Input:

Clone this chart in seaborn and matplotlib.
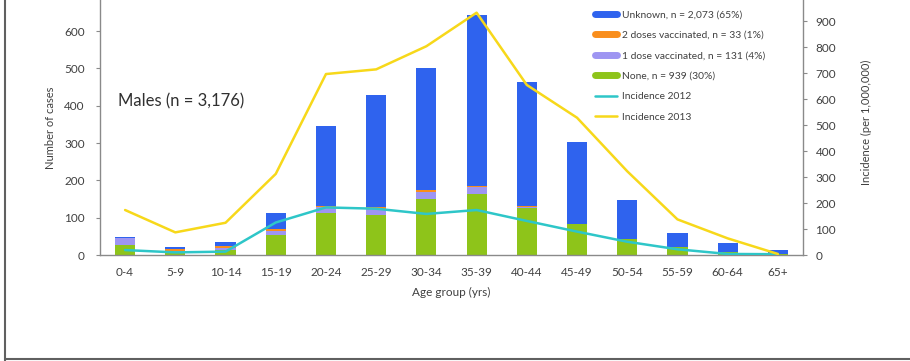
import numpy as np
import pandas as pd
import matplotlib
matplotlib.use("Agg")
import matplotlib.pyplot as plt
from matplotlib.lines import Line2D
import seaborn as sns

# Age groups and case counts by vaccination status (males)
age_groups = ["0-4", "5-9", "10-14", "15-19", "20-24", "25-29", "30-34",
              "35-39", "40-44", "45-49", "50-54", "55-59", "60-64", "65+"]
none_cases = [27, 7, 13, 54, 112, 106, 149, 164, 126, 82, 42, 21, 9, 2]
one_dose = [19, 3, 5, 9, 16, 18, 21, 18, 4, 2, 2, 0, 0, 0]
two_doses = [0, 6, 7, 8, 3, 4, 3, 3, 1, 0, 0, 0, 0, 0]
unknown = [2, 6, 9, 41, 215, 301, 327, 458, 334, 219, 103, 39, 24, 11]

# Incidence per 1,000,000
incidence_2012 = [19, 10, 13, 125, 183, 178, 158, 173, 131, 90, 51, 22, 4, 3]
incidence_2013 = [173, 87, 124, 312, 696, 714, 803, 932, 654, 528, 322, 137, 64, 4]

legend_labels = ["Unknown, n = 2,073 (65%)", "2 doses vaccinated, n = 33 (1%)",
                 "1 dose vaccinated, n = 131 (4%)", "None, n = 939 (30%)",
                 "Incidence 2012", "Incidence 2013"]

c_unknown = "#2F63EE"
c_two = "#F98E1C"
c_one = "#9E95F2"
c_none = "#8EC41A"
c_2012 = "#2EC6C8"
c_2013 = "#F7D81A"
text_c = "#404040"
spine_c = "#8A8A8A"

sns.set_style("white")
plt.rcParams["font.family"] = ["Lato", "DejaVu Sans"]

df = pd.DataFrame({
    "age": age_groups,
    "none": none_cases,
    "one": one_dose,
    "two": two_doses,
    "unknown": unknown,
})
df["lvl1"] = df["none"]
df["lvl2"] = df["lvl1"] + df["one"]
df["lvl3"] = df["lvl2"] + df["two"]
df["lvl4"] = df["lvl3"] + df["unknown"]

fig = plt.figure(figsize=(9.10, 3.61), dpi=100)
W, H = 910, 361
ax = fig.add_axes([100 / W, (H - 255) / H, 703 / W, 255 / H])

# Stacked bars drawn as overlapping cumulative totals
for col, color in [("lvl4", c_unknown), ("lvl3", c_two), ("lvl2", c_one), ("lvl1", c_none)]:
    sns.barplot(data=df, x="age", y=col, color=color, width=0.4,
                saturation=1, ax=ax, linewidth=0, order=age_groups)

ax.set_xlim(-0.5, len(age_groups) - 0.5)
ax.set_ylim(0, 683.6)
ax.set_yticks(range(0, 700, 100))
ax.set_ylabel("Number of cases", fontsize=8, color=text_c, labelpad=6)
ax.set_xlabel("Age group (yrs)", fontsize=8.5, color=text_c, labelpad=6)
ax.tick_params(axis="y", labelsize=8.5, colors=text_c, length=3, color=spine_c, pad=8)
ax.tick_params(axis="x", labelsize=8.5, colors=text_c, length=0, pad=9)
# boundary tick marks between age groups
ax.set_xticks(np.arange(-0.5, len(age_groups), 1.0), minor=True)
ax.tick_params(axis="x", which="minor", length=3, color=spine_c, direction="out")
for s in ["top", "right"]:
    ax.spines[s].set_visible(False)
for s in ["left", "bottom"]:
    ax.spines[s].set_color(spine_c)
    ax.spines[s].set_linewidth(1)

ax2 = ax.twinx()
xpos = np.arange(len(age_groups))
sns.lineplot(x=xpos, y=incidence_2012, color=c_2012, linewidth=1.8, ax=ax2)
sns.lineplot(x=xpos, y=incidence_2013, color=c_2013, linewidth=1.8, ax=ax2)
ax2.set_ylim(0, 980.8)
ax2.set_yticks(range(0, 1000, 100))
ax2.set_ylabel("Incidence (per 1,000,000)", fontsize=8, color=text_c, labelpad=18)
ax2.tick_params(axis="y", labelsize=8.5, colors=text_c, length=3, color=spine_c, pad=6)
for s in ["top", "left", "bottom"]:
    ax2.spines[s].set_visible(False)
ax2.spines["right"].set_color(spine_c)
ax2.spines["right"].set_linewidth(1)
ax2.yaxis.label.set_position((1, 0.52))

ax.text(18 / 703, (255 - 101) / 255, "Males (n = 3,176)", transform=ax.transAxes,
        fontsize=12, color="#303030", va="center", ha="left")

handles = [Line2D([], [], color=c_unknown, lw=5),
           Line2D([], [], color=c_two, lw=5),
           Line2D([], [], color=c_one, lw=5),
           Line2D([], [], color=c_none, lw=5),
           Line2D([], [], color=c_2012, lw=1.8),
           Line2D([], [], color=c_2013, lw=1.8)]
leg = fig.legend(handles, legend_labels, loc="upper left",
                 bbox_to_anchor=(593 / W, 1 - 8 / H), frameon=False,
                 fontsize=7.4, handlelength=2.1, handletextpad=0.5,
                 labelspacing=1.1, borderaxespad=0, borderpad=0.2)
for t in leg.get_texts():
    t.set_color(text_c)

# page frame lines
fig.add_artist(Line2D([5 / W, 5 / W], [0, 1], transform=fig.transFigure,
                      color="#606060", lw=1.5))
fig.add_artist(Line2D([5 / W, 1], [2 / H, 2 / H], transform=fig.transFigure,
                      color="#606060", lw=1.5))

fig.savefig("out.png", dpi=100)
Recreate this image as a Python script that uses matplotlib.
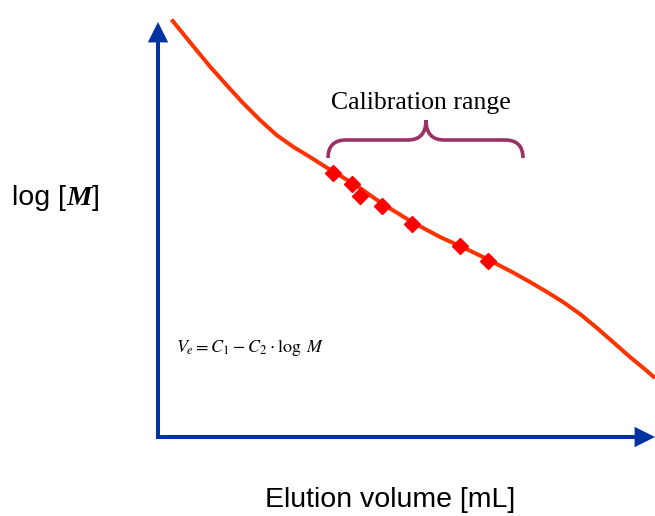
import matplotlib
matplotlib.use("Agg")
import matplotlib.pyplot as plt
from matplotlib.patches import FancyArrowPatch, ArrowStyle, PathPatch
from matplotlib.path import Path
import matplotlib.transforms as mtransforms

plt.rcParams["mathtext.fontset"] = "stix"

# Calibration curve: elution volume (mL) vs log M (arbitrary units)
curve_volume = [0.27, 0.71, 1.04, 1.37, 1.71, 2.04, 2.37, 2.71, 3.04, 3.37,
                3.51, 3.88, 4.04, 4.48, 5.08, 5.64, 6.04, 6.44, 6.60, 7.10,
                7.44, 7.78, 8.10, 8.44, 8.78, 9.10, 9.44, 9.78, 9.94]
curve_logm = [8.35, 7.81, 7.41, 7.04, 6.67, 6.34, 6.04, 5.80, 5.60, 5.39,
              5.31, 5.08, 4.98, 4.67, 4.30, 4.00, 3.82, 3.63, 3.55, 3.29,
              3.10, 2.90, 2.70, 2.46, 2.18, 1.90, 1.60, 1.32, 1.18]

# Calibration standards
std_volume = [3.50, 3.88, 4.04, 4.48, 5.08, 6.04, 6.60]
std_logm = [5.28, 5.06, 4.82, 4.62, 4.26, 3.82, 3.52]

W, H, DPI = 655, 516, 100
fig = plt.figure(figsize=(W / DPI, H / DPI), dpi=DPI)
ax = fig.add_axes([0, 0, 1, 1])
ax.set_xlim(-3.16, 9.94)
ax.set_ylim(-1.58, 8.74)
ax.axis("off")

# pixel helper transform (origin top-left) for annotations
px = mtransforms.Affine2D().scale(1 / W, -1 / H).translate(0, 1) + fig.transFigure

blue = "#0033A0"
head = ArrowStyle("-|>", head_length=10, head_width=5)
for start, end in [((-0.04, 0), (9.94, 0)), ((0, -0.04), (0, 8.3))]:
    arr = FancyArrowPatch(start, end, arrowstyle=head, mutation_scale=1,
                          color=blue, lw=2.9, shrinkA=0, shrinkB=0,
                          joinstyle="miter", capstyle="butt")
    ax.add_patch(arr)

ax.plot(curve_volume, curve_logm, color="#FF3300", lw=2.9,
        solid_capstyle="butt", solid_joinstyle="round", zorder=3)
ax.plot(std_volume, std_logm, linestyle="none", marker="D", ms=8,
        color="#FF0000", mec="#FF0000", zorder=4)

# curly brace above the calibration range
verts = [(328, 158), (328, 140), (346, 140), (408, 140), (426, 140), (426, 120),
         (426, 140), (444, 140), (505, 140), (523, 140), (523, 158)]
codes = [Path.MOVETO, Path.CURVE3, Path.CURVE3, Path.LINETO, Path.CURVE3, Path.CURVE3,
         Path.CURVE3, Path.CURVE3, Path.LINETO, Path.CURVE3, Path.CURVE3]
brace = PathPatch(Path(verts, codes), transform=px, fill=False,
                  edgecolor="#993366", lw=2.6, capstyle="butt")
ax.add_patch(brace)

ax.text(421, 103, "Calibration range", transform=px, ha="center", va="center",
        family="Liberation Serif", fontsize=18.5, color="black")

ax.text(176, 348, r"$V_e = C_1 - C_2 \cdot \log\ M$", transform=px,
        ha="left", va="center", fontsize=13, color="black")

ax.text(390, 500, "Elution volume [mL]", transform=px, ha="center", va="center",
        family="Liberation Sans", fontsize=20.5, color="black")

t1 = ax.text(12, 205, "log [", transform=px, ha="left", va="baseline",
             family="Liberation Sans", fontsize=20.5)
t2 = ax.annotate("M", xy=(1, 0), xycoords=t1, va="bottom", ha="left",
                 family="Liberation Serif", fontsize=20.5, fontweight="bold",
                 fontstyle="italic")
t3 = ax.annotate("]", xy=(1, 0), xycoords=t2, va="bottom", ha="left",
                 family="Liberation Sans", fontsize=20.5)

fig.savefig("out.png", dpi=DPI)
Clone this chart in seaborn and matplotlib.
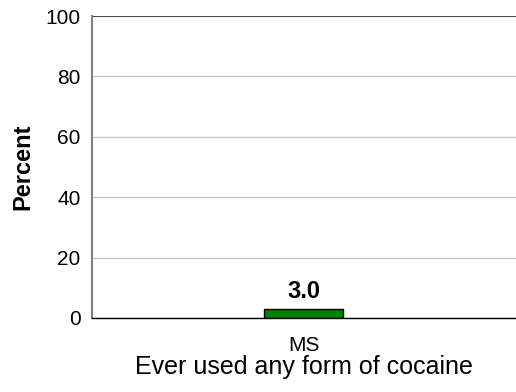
import matplotlib
matplotlib.use("Agg")
import matplotlib.pyplot as plt
import seaborn as sns
import pandas as pd

groups = ["MS"]
values = [3.0]
xlabel = "Ever used any form of cocaine"

sns.set_style("white")
plt.rcParams["font.family"] = ["Liberation Sans", "DejaVu Sans"]
plt.rcParams["text.color"] = "black"
plt.rcParams["axes.labelcolor"] = "black"
plt.rcParams["xtick.color"] = "black"
plt.rcParams["ytick.color"] = "black"

df = pd.DataFrame({"group": groups, "value": values})

fig = plt.figure(figsize=(5.16, 3.92), dpi=100)
ax = fig.add_axes([0.178, 0.189, 0.822, 0.770])

sns.barplot(data=df, x="group", y="value", color="#008000", width=0.186,
            edgecolor="black", linewidth=1, saturation=1, ax=ax, zorder=3)

ax.set_ylim(0, 100)
ax.set_xlim(-0.5, 0.5)
ax.set_yticks([0, 20, 40, 60, 80, 100])
ax.yaxis.grid(True, color="#c8c8c8", linewidth=1, zorder=0)
ax.axhline(100, color="#333333", linewidth=1.2, zorder=2)

for s in ["top", "right"]:
    ax.spines[s].set_visible(False)
ax.spines["left"].set_color("#808080")
ax.spines["left"].set_linewidth(1.5)
ax.spines["bottom"].set_color("black")
ax.spines["bottom"].set_linewidth(1)

ax.tick_params(axis="y", length=4, color="#808080", labelsize=15, pad=4)
ax.tick_params(axis="x", length=4, color="#808080", labelsize=15, pad=9)

ax.set_ylabel("Percent", fontsize=17, fontweight="bold", labelpad=8)
ax.set_xlabel(xlabel, fontsize=18, labelpad=0)

for i, v in enumerate(values):
    ax.text(i, v + 2, f"{v:.1f}", ha="center", va="bottom",
            fontsize=17, fontweight="bold")

fig.savefig("out.png", dpi=100)
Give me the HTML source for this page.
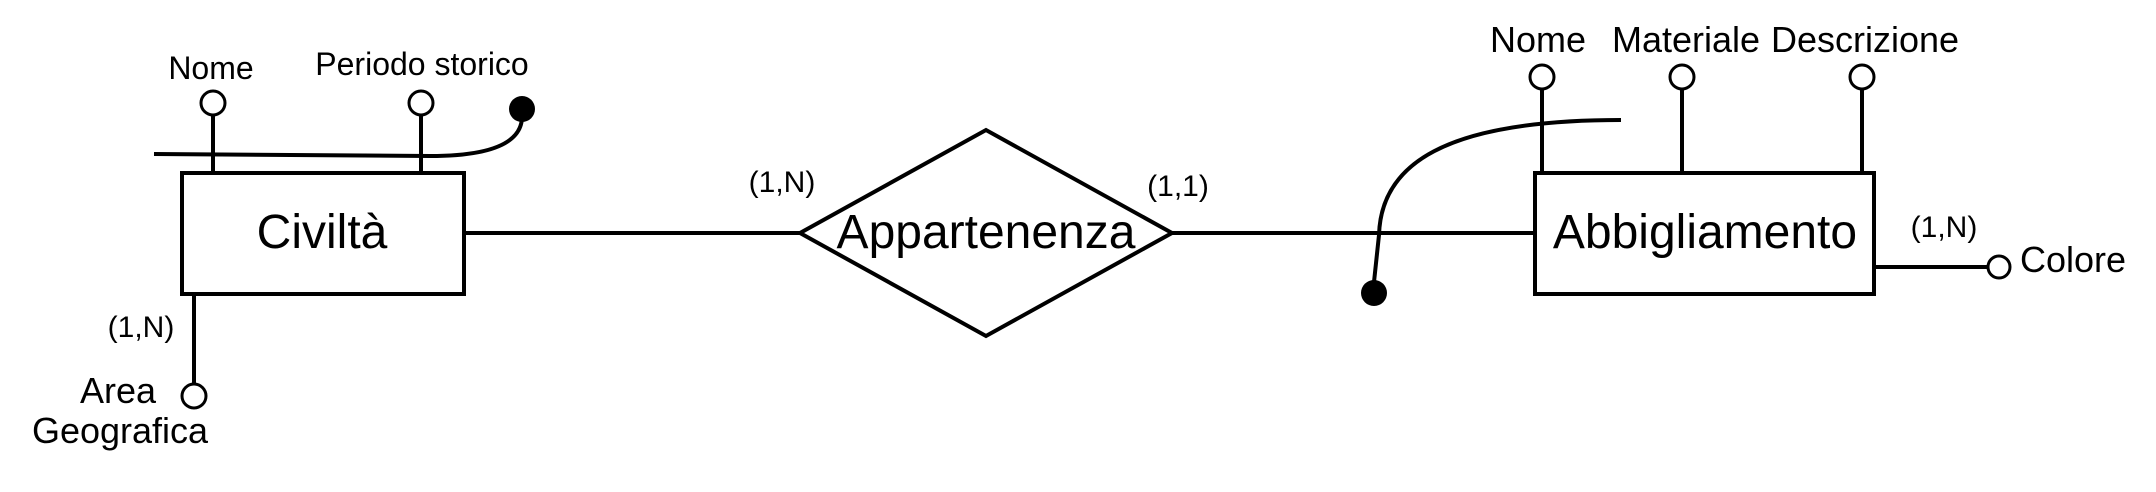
<!DOCTYPE html>
<html><head><meta charset="utf-8"><style>
html,body{margin:0;padding:0;background:#fff;}
svg{display:block;}
text{font-family:"Liberation Sans",Arial,sans-serif;fill:#000;}
</style></head><body>
<svg width="2156" height="492" viewBox="0 0 2156 492" stroke-linecap="butt">
<g fill="none" stroke="#000" stroke-width="4">
  <line x1="464" y1="233" x2="800" y2="233"/>
  <line x1="1172" y1="233" x2="1535" y2="233"/>
  <rect x="182" y="173" width="282" height="121" fill="#fff"/>
  <polygon points="800,233 986,130 1172,233 986,336" fill="#fff"/>
  <rect x="1535" y="173" width="339" height="121" fill="#fff"/>
  <line x1="213" y1="115" x2="213" y2="173"/>
  <line x1="421" y1="115" x2="421" y2="173"/>
  <path d="M154,154 L430,156 Q520,156 522,118"/>
  <line x1="194" y1="294" x2="194" y2="384"/>
  <line x1="1542" y1="89" x2="1542" y2="173"/>
  <line x1="1682" y1="89" x2="1682" y2="173"/>
  <line x1="1862" y1="89" x2="1862" y2="173"/>
  <path d="M1621,120 C1443,120 1381,165 1379,235 L1374,282"/>
  <line x1="1874" y1="267" x2="1988" y2="267"/>
</g>
<g fill="#fff" stroke="#000" stroke-width="3">
  <circle cx="213" cy="103" r="12"/>
  <circle cx="421" cy="103" r="12"/>
  <circle cx="194" cy="396" r="12"/>
  <circle cx="1542" cy="77" r="12"/>
  <circle cx="1682" cy="77" r="12"/>
  <circle cx="1862" cy="77" r="12"/>
  <circle cx="1999" cy="267" r="11"/>
</g>
<circle cx="522" cy="109" r="13" fill="#000"/>
<circle cx="1374" cy="293" r="13" fill="#000"/>
<g font-size="48" text-anchor="middle">
  <text x="322" y="248">Civiltà</text>
  <text x="986" y="248">Appartenenza</text>
  <text x="1705" y="248">Abbigliamento</text>
</g>
<g font-size="32" text-anchor="middle">
  <text x="211" y="79">Nome</text>
  <text x="422" y="75">Periodo storico</text>
</g>
<g font-size="36" text-anchor="middle">
  <text x="1538" y="52">Nome</text>
  <text x="1686" y="52">Materiale</text>
  <text x="1865" y="52">Descrizione</text>
  <text x="156" y="403" text-anchor="end">Area</text>
  <text x="120" y="443">Geografica</text>
  <text x="2020" y="272" text-anchor="start">Colore</text>
</g>
<g font-size="30" text-anchor="middle">
  <text x="782" y="192">(1,N)</text>
  <text x="1178" y="196">(1,1)</text>
  <text x="1944" y="237">(1,N)</text>
  <text x="141" y="337">(1,N)</text>
</g>
</svg>
</body></html>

Exercise aim: Everything from the first line of the listing above through the line that contains "ax = fig.add_axes([100" is to be restated word for word, minus the pictures.

Completed task:
Clone this chart in seaborn and matplotlib.
import numpy as np
import pandas as pd
import matplotlib
matplotlib.use("Agg")
import matplotlib.pyplot as plt
from matplotlib.lines import Line2D
import seaborn as sns

# Age groups and case counts by vaccination status (males)
age_groups = ["0-4", "5-9", "10-14", "15-19", "20-24", "25-29", "30-34",
              "35-39", "40-44", "45-49", "50-54", "55-59", "60-64", "65+"]
none_cases = [27, 7, 13, 54, 112, 106, 149, 164, 126, 82, 42, 21, 9, 2]
one_dose = [19, 3, 5, 9, 16, 18, 21, 18, 4, 2, 2, 0, 0, 0]
two_doses = [0, 6, 7, 8, 3, 4, 3, 3, 1, 0, 0, 0, 0, 0]
unknown = [2, 6, 9, 41, 215, 301, 327, 458, 334, 219, 103, 39, 24, 11]

# Incidence per 1,000,000
incidence_2012 = [19, 10, 13, 125, 183, 178, 158, 173, 131, 90, 51, 22, 4, 3]
incidence_2013 = [173, 87, 124, 312, 696, 714, 803, 932, 654, 528, 322, 137, 64, 4]

legend_labels = ["Unknown, n = 2,073 (65%)", "2 doses vaccinated, n = 33 (1%)",
                 "1 dose vaccinated, n = 131 (4%)", "None, n = 939 (30%)",
                 "Incidence 2012", "Incidence 2013"]

c_unknown = "#2F63EE"
c_two = "#F98E1C"
c_one = "#9E95F2"
c_none = "#8EC41A"
c_2012 = "#2EC6C8"
c_2013 = "#F7D81A"
text_c = "#404040"
spine_c = "#8A8A8A"

sns.set_style("white")
plt.rcParams["font.family"] = ["Lato", "DejaVu Sans"]

df = pd.DataFrame({
    "age": age_groups,
    "none": none_cases,
    "one": one_dose,
    "two": two_doses,
    "unknown": unknown,
})
df["lvl1"] = df["none"]
df["lvl2"] = df["lvl1"] + df["one"]
df["lvl3"] = df["lvl2"] + df["two"]
df["lvl4"] = df["lvl3"] + df["unknown"]

fig = plt.figure(figsize=(9.10, 3.61), dpi=100)
W, H = 910, 361
ax = fig.add_axes([100 / W, (H - 255) / H, 703 / W, 255 / H])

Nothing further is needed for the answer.